Give the number of lines that include the word "size", nothing more.

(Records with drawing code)
■ ■ ■

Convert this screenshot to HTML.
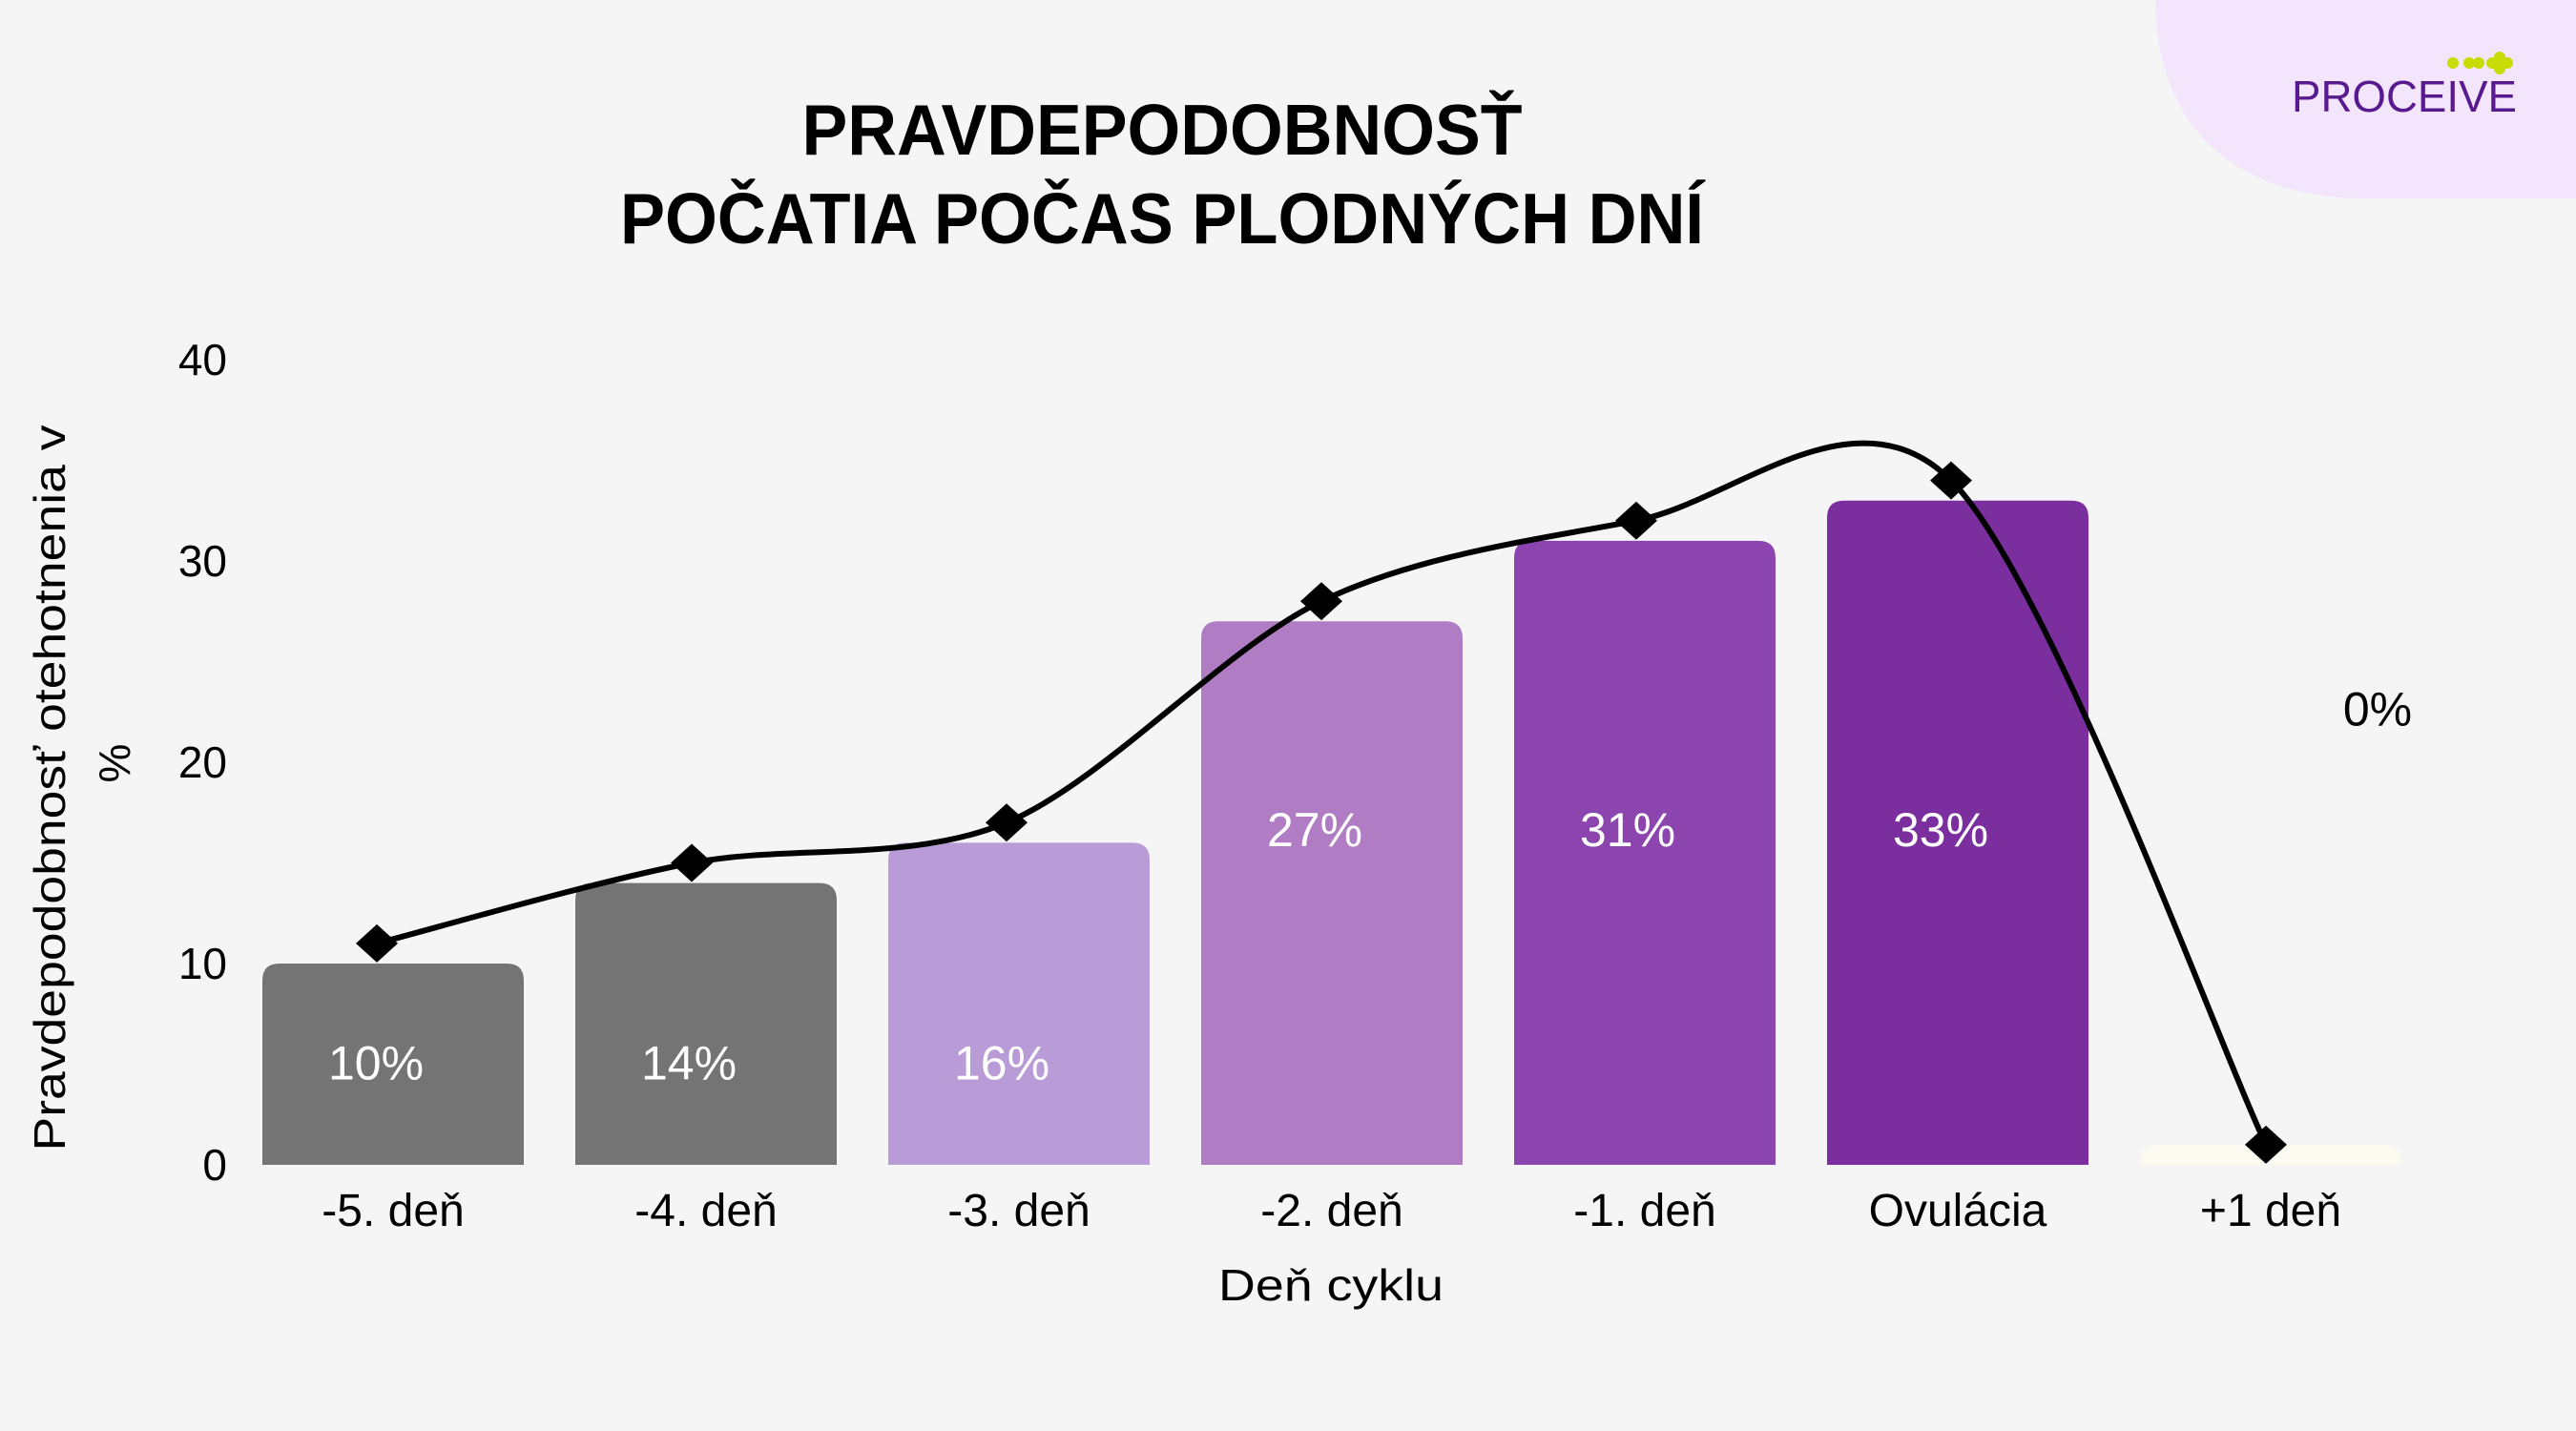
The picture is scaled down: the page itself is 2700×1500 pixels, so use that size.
<!DOCTYPE html>
<html><head><meta charset="utf-8"><style>
html,body{margin:0;padding:0;background:#f5f5f5;}
svg{display:block;font-family:"Liberation Sans",sans-serif;}
</style></head><body>
<svg id="c" width="2700" height="1500" viewBox="0 0 2700 1500">
<rect width="2700" height="1500" fill="#f5f5f5"/>
<path d="M2259 0 H2700 V208 H2480 C2330 208 2259 120 2259 0 Z" fill="#f3e6fc"/>
<g>
<circle cx="2571" cy="66" r="6" fill="#c8dc00"/><circle cx="2588" cy="66" r="6" fill="#c8dc00"/><circle cx="2598" cy="66" r="6" fill="#c8dc00"/>
<circle cx="2620" cy="60" r="6" fill="#c8dc00"/><circle cx="2620" cy="72" r="6" fill="#c8dc00"/><circle cx="2612" cy="66" r="6" fill="#c8dc00"/><circle cx="2628" cy="66" r="6" fill="#c8dc00"/>
<text x="2402" y="117" font-size="46" fill="#5a1a8f" textLength="236" lengthAdjust="spacingAndGlyphs">PROCEIVE</text>
</g>
<g font-weight="bold" font-family="'Liberation Sans Narrow','Liberation Sans',sans-serif">
<text x="1218" y="162" font-size="75" text-anchor="middle" textLength="755" lengthAdjust="spacingAndGlyphs">PRAVDEPODOBNOSŤ</text>
<text x="1218" y="255" font-size="75" text-anchor="middle" textLength="1136" lengthAdjust="spacingAndGlyphs">POČATIA POČAS PLODNÝCH DNÍ</text>
</g>
<g id="yt"></g>
<g id="bars"></g>
<g id="xl"></g>
<g id="ln"></g>
<text x="1395" y="1363" font-size="46" text-anchor="middle" textLength="236" lengthAdjust="spacingAndGlyphs">Deň cyklu</text>
<g font-size="46" text-anchor="middle">
<text transform="translate(68,826) rotate(-90)" textLength="761" lengthAdjust="spacingAndGlyphs">Pravdepodobnosť otehotnenia v</text>
<text transform="translate(136,800) rotate(-90)">%</text>
</g>
</svg>
<script>
const categories=["-5. deň","-4. deň","-3. deň","-2. deň","-1. deň","Ovulácia","+1 deň"];
const barValues=[10,14,16,27,31,33,1];
const barLabels=["10%","14%","16%","27%","31%","33%","0%"];
const lineValues=[11,15,17,28,32,34,1];
const yTicks=[0,10,20,30,40];
const colors=["#747474","#747474","#b99bd8","#b07cc4","#8c45ae","#7b2e9e","#fbfaf0"];
const NS="http://www.w3.org/2000/svg";
const y=v=>1221-v*21.1;
const xc=i=>412+i*328;
const xm=i=>395+i*330;
const bw=274;
function mk(t,a,p){const e=document.createElementNS(NS,t);for(const k in a)e.setAttribute(k,a[k]);p.appendChild(e);return e;}
yTicks.forEach(v=>{const t=mk('text',{x:238,y:y(v)+16,'font-size':46,'text-anchor':'end'},document.getElementById('yt'));t.textContent=v;

});
const bg=document.getElementById('bars');
barValues.forEach((v,i)=>{const x0=xc(i)-bw/2,yt=y(v),h=1221-yt,r=Math.min(18,h);
const p=mk('path',{d:`M${x0} 1221 V${yt+r} Q${x0} ${yt} ${x0+r} ${yt} H${x0+bw-r} Q${x0+bw} ${yt} ${x0+bw} ${yt+r} V1221 Z`,fill:colors[i]},bg);


const t=mk('text',{x:xc(i)-18,y:0,'font-size':50,'text-anchor':'middle',fill:i==6?'#000':'#fff'},bg);
if(i==6){t.setAttribute('x',xc(i)+112);t.setAttribute('y',y(22.5)+14);}
else if(v<20){t.setAttribute('y',y(5)+16);}
else{t.setAttribute('y',y(16.5)+14);}
t.textContent=barLabels[i];

});
const xg=document.getElementById('xl');
categories.forEach((c,i)=>{const t=mk('text',{x:xc(i),y:1285,'font-size':48,'text-anchor':'middle'},xg);t.textContent=c;

});
const pts=lineValues.map((v,i)=>[xm(i),y(v)]);
let d=`M${pts[0][0]} ${pts[0][1]}`;
for(let i=0;i<pts.length-1;i++){const p0=pts[Math.max(0,i-1)],p1=pts[i],p2=pts[i+1],p3=pts[Math.min(pts.length-1,i+2)];
const k=1/6.5;d+=` C${p1[0]+(p2[0]-p0[0])*k} ${p1[1]+(p2[1]-p0[1])*k} ${p2[0]-(p3[0]-p1[0])*k} ${p2[1]-(p3[1]-p1[1])*k} ${p2[0]} ${p2[1]}`;}
const lg=document.getElementById('ln');
const pa=mk('path',{d:d,fill:'none',stroke:'#000','stroke-width':6},lg);


pts.forEach(p=>{const m=mk('path',{d:`M${p[0]} ${p[1]-20} L${p[0]+22} ${p[1]} L${p[0]} ${p[1]+20} L${p[0]-22} ${p[1]} Z`,fill:'#000'},lg);

});
</script>
</body></html>
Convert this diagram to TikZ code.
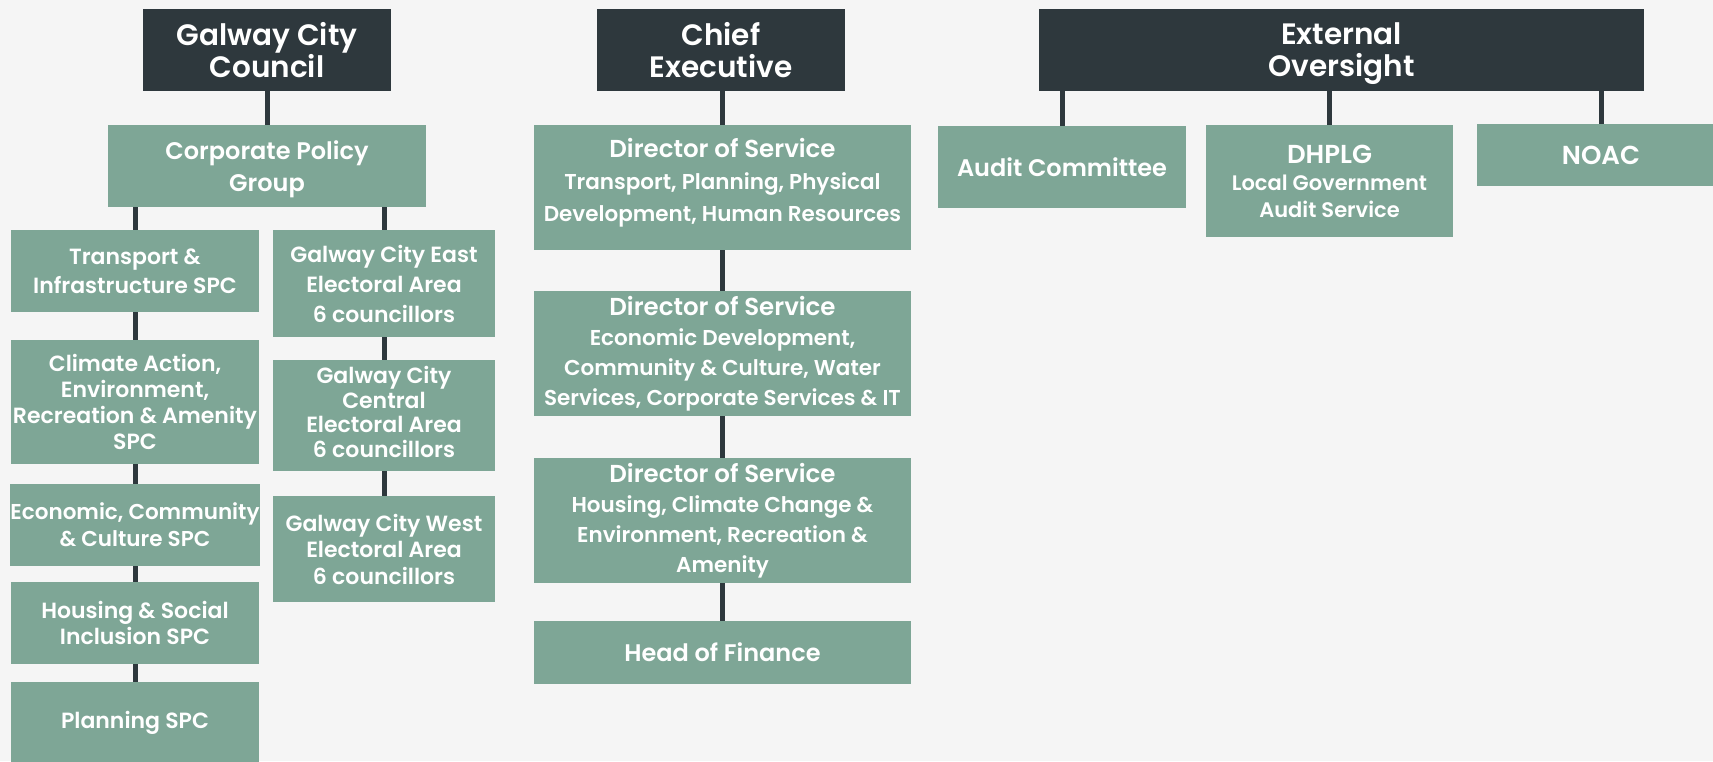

■ ■ ■

**RESULT OF THIS TASK:**
9